Your mind has three levels: Conscious, Pre-conscious, and Unconscious. Where do you spend most of your time? Hopefully In the conscious level. Let’s check it out.
When you are taking control of your life and in charge, you are in the Conscious level of your mind. This is the level where high performers spend the majority of their time. This is where living happens. This is where growth happens.
At the other extreme is the Unconscious level of your mind. Among other things, that’s where the brain holds the “yuck” of your life. This is where you go into automatic mode, like our reptilian ancestors. This is where zombies and the living dead reside.
As you might anticipate, the Pre-conscious is that level between the Conscious and Unconscious. This is where emotions happen, live, and are processed. This is a potentially unstable level of being. Words that come from this level activate emotion for yourself and the people you are talking to. Having increased awareness of the emotions, you have increased your awareness of your language.
If it stands to reason that when you change the emotion you change the language, then does it also stand to reason that when you change the language you change the emotion? In a word…yes. So, let’s explore this with a few examples.
I’ve written about language several times. Language is important. I remember how I frustrated my college boyfriend with my imprecise language, using “but” when “and” would have been more appropriate. Somehow that part of my education was lacking — or I missed that class. 😉 What I’d missed was that “but” can negate the previous message or tell the listener to ignore the first part of the sentence. If that’s not what you are intending, try using a different word like “for”, “and”, “or”, “yet”, or “so” to ensure clarity. “Just” plays an equally sneaky role in our communications because it minimizes. Stay aware of your intention so you can use the right word. The trick is to be mindful and say what you mean and mean what you say.
Your language also communicates your degree of optimism, pessimism, and cynicism. Does your brain frequently think “bull” at what it’s hearing? That indicates you are a cynic. If that’s not how you want to be, or be perceived, try changing your response. You can change your attitude from pessimistic to optimistic with the change of your language too. I’m a big fan of being optimistic. Your attitude and language help, and of course practicing gratitude sets the stage for optimism.
If your language is that of denial, it might be time to ask what trauma or shattered assumption you are protecting yourself from. It’s interesting for me to observe myself when I am in denial. I keep forgetting to take my tickets with me to the community theater, and the last time we attended a play the desk staff teased me about staying true to form. I denied that was the case — until I realized I had forgotten my tickets more than I’d remembered them. Laughter and mia culpas followed. It intrigues me how much people deny for me that I might have ADD, as if my having ADD might threaten their self-image — leading them to thinking they might also have it. Evidently, it’s not a good thing to have ADD.

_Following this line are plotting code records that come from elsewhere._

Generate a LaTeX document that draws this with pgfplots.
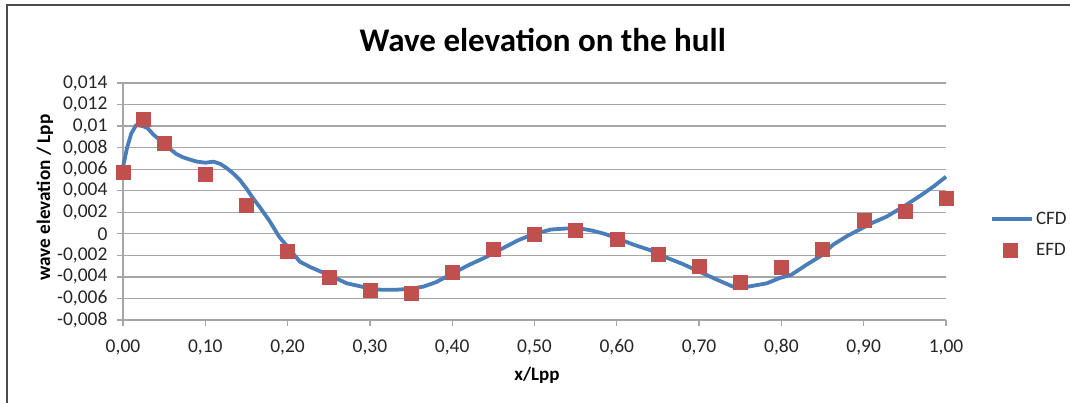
\documentclass[border=0pt]{standalone}
\usepackage{fontspec}
\setmainfont{Carlito}
\usepackage{pgfplots}
\usepackage{pgfplotstable}
\pgfplotsset{compat=1.18}
\definecolor{cfd}{HTML}{4A7EBB}
\definecolor{efd}{HTML}{C0504D}
\definecolor{gridc}{HTML}{A6A6A6}

\pgfplotsset{
  cfdlegend/.style={legend image code/.code={\draw[##1] (0pt,0pt) -- (40pt,0pt);}},
  efdlegend/.style={legend image code/.code={\path (0pt,0pt) (40pt,0pt); \draw[##1] plot coordinates {(18pt,0pt)};}},
}

\pgfplotstableread{
x y
0.000 0.0062
0.005 0.0080
0.010 0.0093
0.016 0.0101
0.024 0.0100
0.030 0.0098
0.037 0.0092
0.045 0.0087
0.053 0.0081
0.060 0.0077
0.065 0.0074
0.073 0.0071
0.081 0.0069
0.090 0.0067
0.100 0.0066
0.110 0.0067
0.118 0.0065
0.126 0.0061
0.134 0.0056
0.142 0.0050
0.150 0.0042
0.158 0.0033
0.166 0.0025
0.178 0.0012
0.190 -0.0003
0.200 -0.0012
0.215 -0.0026
0.228 -0.0031
0.240 -0.0035
0.255 -0.0040
0.272 -0.0046
0.290 -0.0049
0.300 -0.0051
0.315 -0.0052
0.330 -0.0052
0.350 -0.0051
0.365 -0.0049
0.380 -0.0045
0.400 -0.0037
0.420 -0.0029
0.440 -0.0022
0.460 -0.0014
0.480 -0.0006
0.500 0.0000
0.520 0.0004
0.540 0.0005
0.555 0.0005
0.570 0.0003
0.585 0.0000
0.600 -0.0004
0.620 -0.0010
0.640 -0.0015
0.660 -0.0022
0.680 -0.0028
0.700 -0.0035
0.720 -0.0042
0.741 -0.0049
0.760 -0.0049
0.782 -0.0046
0.798 -0.0041
0.812 -0.0038
0.822 -0.0033
0.832 -0.0028
0.847 -0.0021
0.863 -0.0010
0.880 -0.0002
0.900 0.0006
0.910 0.0010
0.928 0.0016
0.952 0.0027
0.970 0.0036
0.985 0.0044
1.000 0.0053
}\cfdtable

\pgfplotstableread{
x y
0.000 0.0057
0.025 0.0106
0.050 0.0084
0.100 0.0055
0.150 0.0027
0.200 -0.0016
0.250 -0.0040
0.300 -0.0052
0.350 -0.0055
0.400 -0.0036
0.450 -0.0014
0.500 0.0000
0.550 0.0003
0.600 -0.0005
0.650 -0.0019
0.700 -0.0030
0.750 -0.0045
0.800 -0.0031
0.850 -0.0014
0.900 0.0013
0.950 0.0021
1.000 0.0033
}\efdtable

\begin{document}
\begin{tikzpicture}[x=1pt,y=1pt]
\path[use as bounding box, fill=white] (0,0) rectangle (1070,403);
\draw[line width=2pt, draw=black!70] (7,-2) -- (7,398) -- (1072,398);
\begin{axis}[
  at={(123pt,83pt)}, anchor=south west,
  scale only axis, width=823pt, height=237pt,
  xmin=0, xmax=1, ymin=-0.008, ymax=0.014,
  axis lines*=left,
  axis line style={gridc, line width=1.3pt},
  xtick={0,0.1,0.2,0.3,0.4,0.5,0.6,0.7,0.8,0.9,1},
  xticklabels={{0,00},{0,10},{0,20},{0,30},{0,40},{0,50},{0,60},{0,70},{0,80},{0,90},{1,00}},
  ytick={-0.008,-0.006,-0.004,-0.002,0,0.002,0.004,0.006,0.008,0.01,0.012,0.014},
  yticklabels={{-0,008},{-0,006},{-0,004},{-0,002},{0},{0,002},{0,004},{0,006},{0,008},{0,01},{0,012},{0,014}},
  scaled y ticks=false,
  ymajorgrids,
  grid style={gridc, line width=1.3pt},
  major tick length=6pt, tick align=outside,
  tick style={gridc, line width=1.3pt},
  ticklabel style={font=\fontsize{19.5}{19.5}\selectfont, text=black!85},
  xticklabel style={yshift=-10pt},
  yticklabel style={xshift=-6pt},
  every axis title shift=0pt,
  title={Wave elevation on the hull},
  title style={at={(axis description cs:0.510,1.131)}, anchor=base, font=\fontsize{33}{33}\selectfont\bfseries},
  xlabel={x/Lpp},
  xlabel style={at={(axis description cs:0.503,-0.232)}, anchor=center, font=\fontsize{19}{19}\selectfont\bfseries},
  ylabel={wave elevation / Lpp},
  ylabel style={at={(axis description cs:-0.0948,0.517)}, anchor=center, font=\fontsize{19.2}{19.2}\selectfont\bfseries},
  legend style={at={(axis description cs:1.0535,0.360)}, anchor=west, draw=none, fill=none,
    inner sep=0pt, row sep=13pt, font=\fontsize{19}{19}\selectfont, text=black!85},
  legend cell align=left,
  clip=false,
]
\addplot[cfd, line width=3.8pt, line join=round, no marks, cfdlegend] table[x=x,y=y] {\cfdtable};
\addlegendentry{CFD}
\addplot[only marks, mark=square*, mark size=7pt, mark options={fill=efd, draw=efd}, efdlegend] table[x=x,y=y] {\efdtable};
\addlegendentry{EFD}
\end{axis}
\end{tikzpicture}
\end{document}
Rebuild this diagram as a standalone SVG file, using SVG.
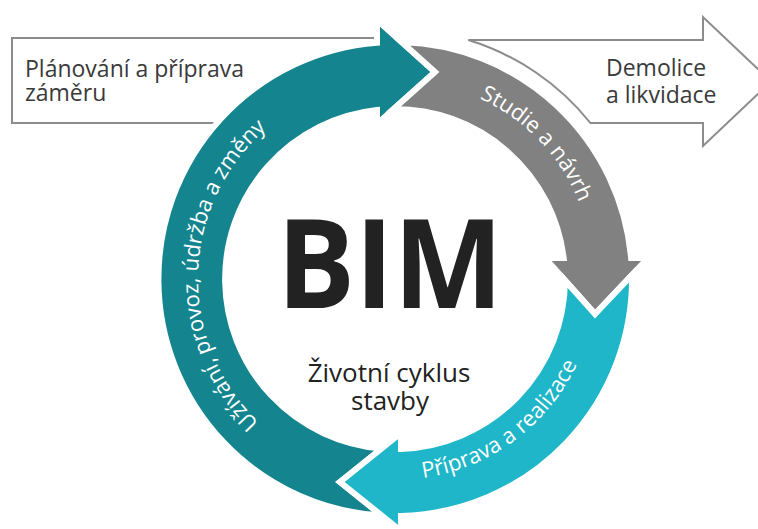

How does language help you grow? It’s a barometer for what level you are living in. It’s a tool to help you focus your mind to shift to the level you want to live in. Use language that levels you up and up you’ll go.
By being conscious of your words, you are more conscious of your attitudes and actions. You can change habits more readily when you are conscious of the language that helps shape and support your habits. Your language also impacts your resiliency to stress, something we experience as we live life because of the body’s response to unusual demands made on it, be they pleasant or unpleasant, physical, mental, or emotional. You can convert a stressful moment into a short- or long-term event because of your attitude and the language you use around it. Increasing your resiliency is part of growth.

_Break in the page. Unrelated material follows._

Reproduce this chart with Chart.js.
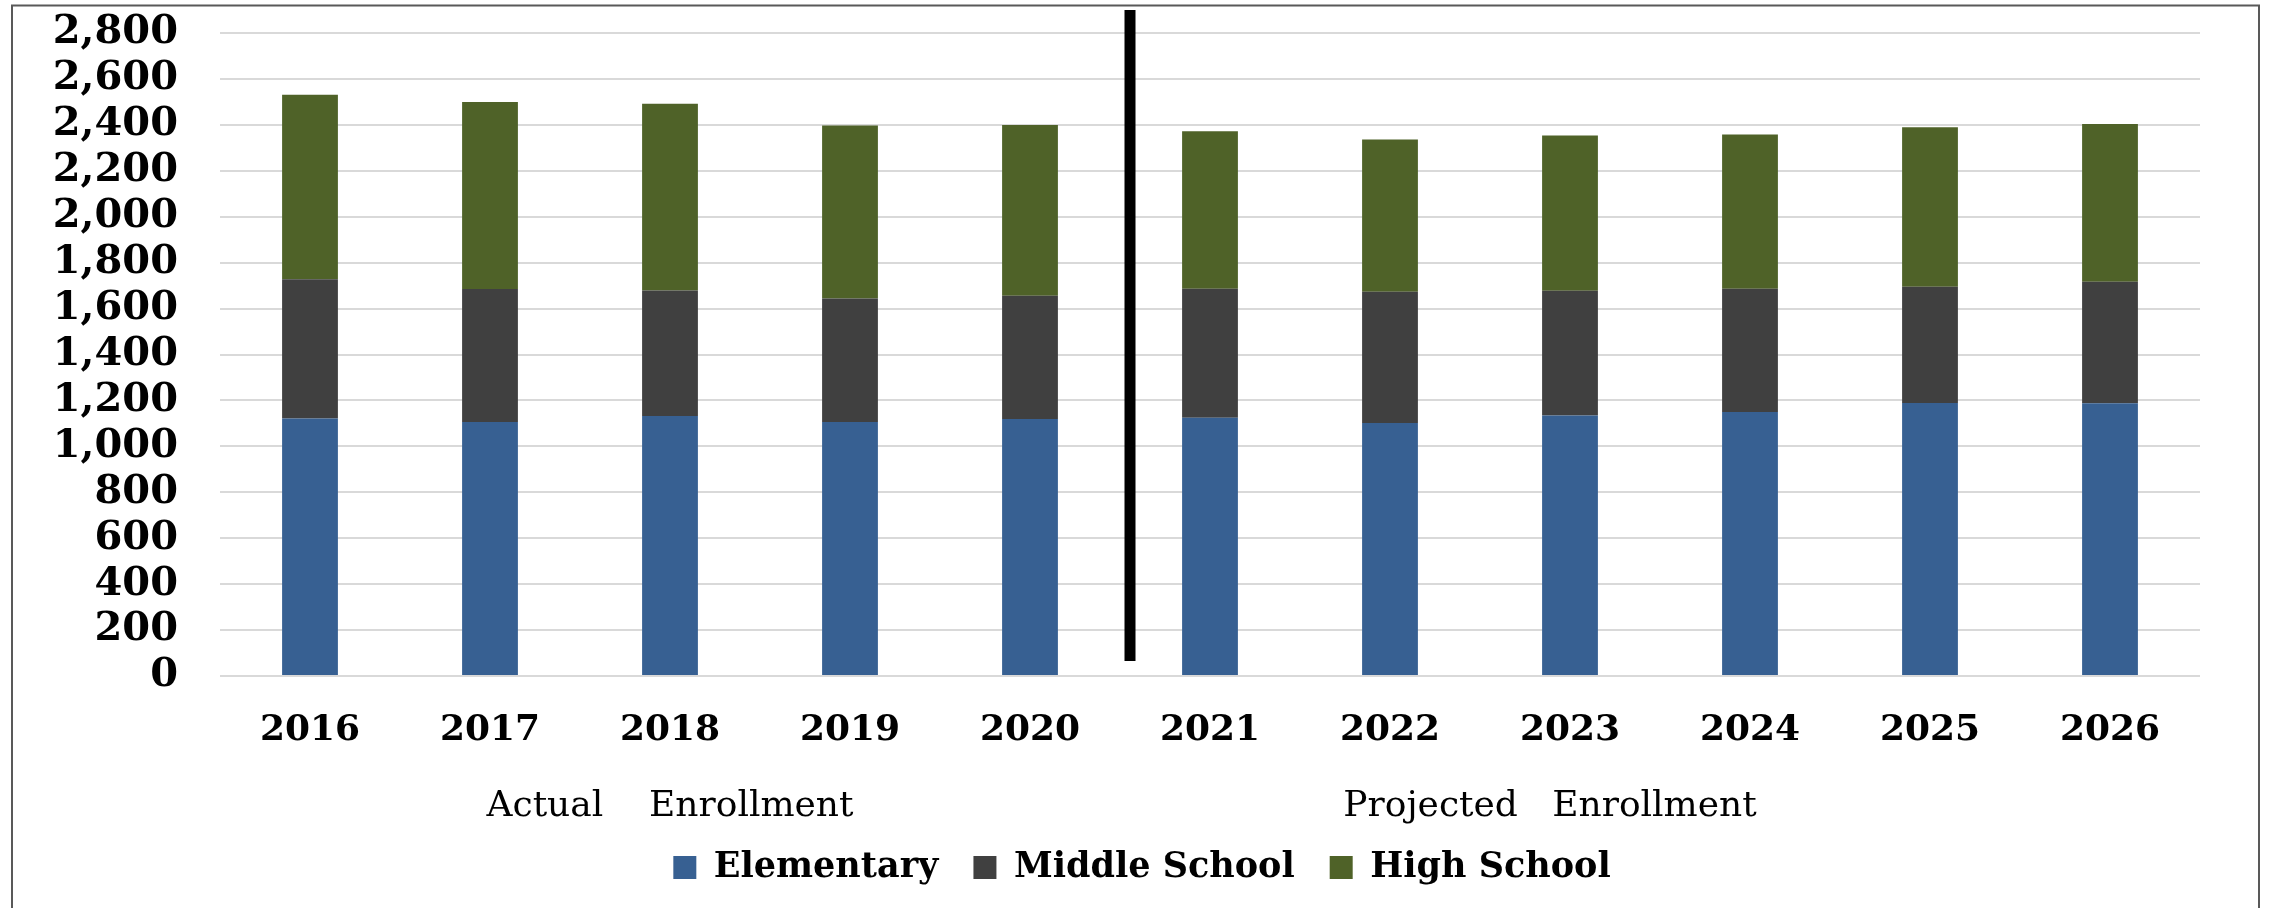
<!DOCTYPE html>
<html>
<head>
<meta charset="utf-8">
<script src="https://cdn.jsdelivr.net/npm/chart.js@4/dist/chart.umd.min.js"></script>
<style>
  html, body { margin: 0; padding: 0; background: #fff; }
  #wrap { width: 2270px; height: 908px; }
</style>
</head>
<body>
<div id="wrap"><canvas id="enrollChart" width="2270" height="908"></canvas></div>
<script>
// enrollment by school level, actual 2016-2020, projected 2021-2026
var years = ['2016', '2017', '2018', '2019', '2020', '2021', '2022', '2023', '2024', '2025', '2026'];
var elementary = [1121, 1106, 1132, 1106, 1119, 1125, 1102, 1134, 1150, 1189, 1188];
var middleSchool = [607, 579, 547, 538, 537, 561, 571, 544, 536, 506, 529];
var highSchool = [803, 814, 813, 753, 743, 686, 663, 676, 672, 695, 687];
var periodNotes = ['Actual    Enrollment', 'Projected   Enrollment'];
var yMax = 2800;
var yStep = 200;

var serif = '"DejaVu Serif", "Liberation Serif", serif';

const frameAndNotes = {
    id: 'frameAndNotes',
    beforeDraw(chart) {
        const ctx = chart.ctx;
        ctx.save();
        ctx.fillStyle = '#fff';
        ctx.fillRect(0, 0, chart.width, chart.height);
        ctx.strokeStyle = '#595959';
        ctx.lineWidth = 2;
        ctx.beginPath();
        ctx.moveTo(12, chart.height);
        ctx.lineTo(12, 5.5);
        ctx.lineTo(chart.width - 11, 5.5);
        ctx.lineTo(chart.width - 11, chart.height);
        ctx.stroke();
        ctx.restore();
    },
    afterDraw(chart) {
        const ctx = chart.ctx;
        const x = chart.scales.x;
        const area = chart.chartArea;
        // divider between actual and projected years
        const divX = (x.getPixelForValue(4) + x.getPixelForValue(5)) / 2 + 10;
        ctx.save();
        ctx.fillStyle = '#000';
        ctx.fillRect(divX - 5.5, area.top - 23, 11, (area.bottom - 15) - (area.top - 23));
        ctx.font = '36px ' + serif;
        ctx.textAlign = 'center';
        ctx.textBaseline = 'alphabetic';
        ctx.fillText(periodNotes[0], x.getPixelForValue(2), area.bottom + 140);
        ctx.fillText(periodNotes[1], x.getPixelForValue(7) - 20, area.bottom + 140);
        ctx.restore();
    }
};

const ctx = document.getElementById('enrollChart').getContext('2d');
new Chart(ctx, {
    type: 'bar',
    data: {
        labels: years,
        datasets: [
            { label: 'Elementary', data: elementary, backgroundColor: '#376092' },
            { label: 'Middle School', data: middleSchool, backgroundColor: '#404040' },
            { label: 'High School', data: highSchool, backgroundColor: '#4f6228' },
        ],
    },
    options: {
        responsive: false,
        animation: false,
        devicePixelRatio: 1,
        layout: { padding: { left: 20, right: 6, top: 33, bottom: 13 } },
        datasets: { bar: { categoryPercentage: 1, barPercentage: 0.31 } },
        plugins: {
            legend: {
                position: 'bottom',
                labels: {
                    color: '#000',
                    font: { family: serif, size: 35, weight: 'bold' },
                    boxWidth: 23,
                    boxHeight: 23,
                    padding: 35,
                },
            },
            tooltip: { enabled: false },
        },
        scales: {
            x: {
                stacked: true,
                afterFit(scale) { scale.height = 139; },
                grid: { display: false, drawTicks: false },
                border: { display: false },
                ticks: {
                    color: '#000',
                    padding: 33,
                    font: { family: serif, size: 36, weight: 'bold' },
                },
            },
            y: {
                stacked: true,
                min: 0,
                max: yMax,
                afterFit(scale) { scale.width = 200; },
                grid: {
                    color: '#d9d9d9',
                    lineWidth: 2,
                    drawTicks: true,
                    tickLength: 42,
                    tickColor: 'rgba(0,0,0,0)',
                },
                border: { display: false },
                ticks: {
                    stepSize: yStep,
                    autoSkip: false,
                    color: '#000',
                    padding: 0,
                    font: { family: serif, size: 40, weight: 'bold' },
                    callback: (v) => v.toLocaleString('en-US'),
                },
            },
            // empty right-hand spacer so the legend sits where the original one does
            spacer: {
                type: 'linear',
                position: 'right',
                afterFit(scale) { scale.width = 64; },
                grid: { display: false },
                border: { display: false },
                ticks: { display: false },
            },
        },
    },
    plugins: [frameAndNotes],
});
</script>
</body>
</html>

When you hear yourself using negative words and phrases and going into denial mode, you are slipping out of a conscious place. Are you going to slip to the pre-conscious level or all the way to the unconscious level? Think about how you can use your language to stay conscious and in control. Contrast that to going into auto-drive and a reactionary mode, not staying in control or in charge of your faculties. While emotions are an important and necessary aspect of living, you want to be conscious with them.
Language is an important tool in your tool belt of growth. Use your language to up level your high performance living for a smoother path.
Kit, Your article this week is “to die for.” This conscious use of unconscious use of language will self destruct, in my conscious, preconscious unconscious, as soon as I submit it. I did a small address of this particular current popular sheep speak, this week on FB. I love your article. I love you. Janet
Thank you, Janet, for your kind and supportive words. I missed your FB post so will go take a look.
You honor me with your gratitude and love.
A wonderful article, wonderful points. The information here can also be used by this “popcorn stories” (very short stories) writer to convey certain meanings that may be different than the words would seem to indicate at face value — a way to let the reader read between the lines for an additional dimension of meaning.
Will
I love that, Will! Yes, double entendres are great ways to get people to think more — and more carefully/deeply.